This time last month, Evan Ferguson was set to be the next big money departure from Brighton. Chelsea and Manchester United were set to embark on a bidding way for the record-breaking Irish teenager tipped to become of the best strikers in the world.
Opinions change like the wind in modern football but even by the standards of a player going from good to shit, the speed with which Ferguson has been written off in some quarters is astonishing.
Viewpoints vary from Brighton should cash in on Ferguson this summer because he isn’t actually very good to hailing him as the next Aaron Connolly. Yes, really.
Whilst it is true that Ferguson has given a number of below par performances through 16 appearances without a goal, any comparisons to Shooshh‘s former number-one customer are more wild than Connolly’s lockdown lifestyle.
Ferguson burst onto the scene after the World Cup winter break with three goals and two assists in four matches against Arsenal, Everton, Liverpool and Leicester City.
If he had then faded out of the first team picture, then claims Ferguson is merely a flash in the pan would carry more weight.

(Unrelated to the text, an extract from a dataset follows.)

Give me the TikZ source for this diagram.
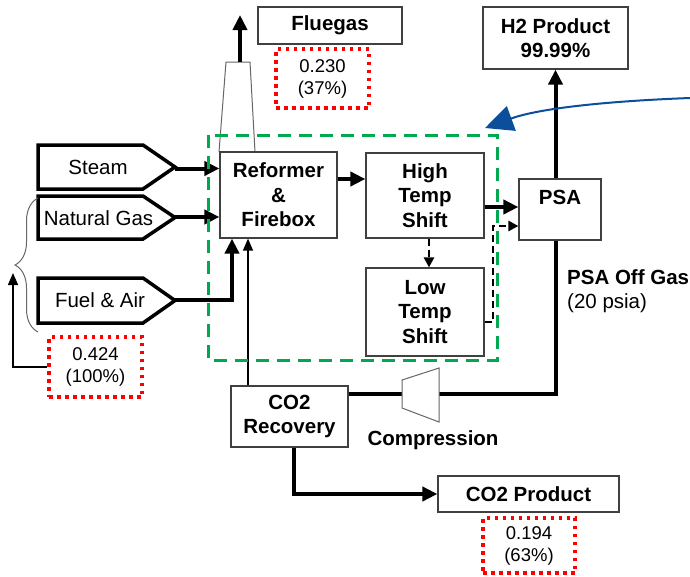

As much was written on WAB when those goals against Arsenal and Everton made Ferguson the youngest player to score in back-to-back Premier League matches since Federico Macheda for Manchester United in 2009.
Treat the emergence of Ferguson with cautious optimism we said, just in case his career follows the same path as Macheda. Or Connolly.
But instead, Ferguson kept scoring. He became only the fourth 18-year-old to score a Premier League hat-trick with his treble against the Saudi Sportswashers in September, joining a club including Chris Bart-Williams, Robbie Fowler and Michael Owen.
Ferguson’s 11 top flight goals in a 2023 equalled Wayne Rooney’s record for most by a teenager in a calendar year. The same Wayne Rooney who went onto become Manchester United and England’s leading goal scorer.
When the goals were flying in and Ferguson was winning points for the Albion and helping the Seagulls soar into the semi finals of the FA Cup, he earned comparisons to some of the best strikers ever.
The media in Ferguson’s native Republic of Ireland have described him as the Irish Erling Haaland. Former Tottenham Hotspur and Aston Villa boss Tim Sherwood compared Ferguson to “Alan Shearer in his pomp”.
A one-time youth coach said Ferguson “always had a touch of Marco van Basten” about him. “Going to be the next Duncan Edwards” was the opinion of Mark Beard, Ferguson’s manager with Brighton Under 18s.
Brendan Rodgers settled for “a fantastic player” after Ferguson crashed his 88th minute header past Leicester to secure a 2-2 draw for the Albion at the King Power Stadium last January.
Gary Lineker suggested Ferguson as the forward Spurs should sign when Harry Kane moved to Bayern Munich. Jamie Carragher hailed Ferguson “the real deal.”
In amongst all the records, the accolades and the praise, it is easy to forger that Ferguson is still only 19-years-old.
And – unless you are Rooney or Owen – dips in form are part and parcel of the development process every future superstar goes through.
Take Kane for example. Approaching the age of 21, the man who broke Rooney’s record as leading England goal scorer had been on a loan odyssey involving spells at Leyton Orient, Millwall, Norwich City and Leicester.
Kane did not become a first team regular for Spurs until the 2014-15 campaign, aged 22. Time is very, very much on the side of Ferguson.
What this run of 16 appearances without a goal does prove is that Ferguson should not leave Brighton this summer, no matter who comes in and how much they offer.
Despite a small minority writing him off, the vat majority of Albion supporters are accepting of Ferguson’s dip.
We are realistic enough to know it happens. So too are Roberto De Zerbi and the club. Ferguson will be given the support he needs, free of pressure, to rediscover his form. And he will be a better player for it.
This would not be the case if he embarked on 16 scoreless games at Chelsea or Manchester United. Instant success matters more than anything else to those clubs and their fans, rather than the progress and improvement of good, young players.
Just ask Moises Caicedo, who has gone from being one of the best defensive midfielders in Europe at Brighton to looking like a lost boy on the end of constant ridicule since joining Chelsea.
Ferguson has the potential to become one of the best strikers in the world over the next decade. The key word in that sentence being potential; this spell of three barren months showing he still has much to learn and work on.
There is nowhere better to do it than the Albion. Ferguson is too good a player not to start scoring again, just as he is too good a player to have his career stalled or go backwards by moving to the young player graveyards that are Stamford Bridge of Old Trafford.
All Brighton need to have with Ferguson, as the great Take That once said, is a little patience.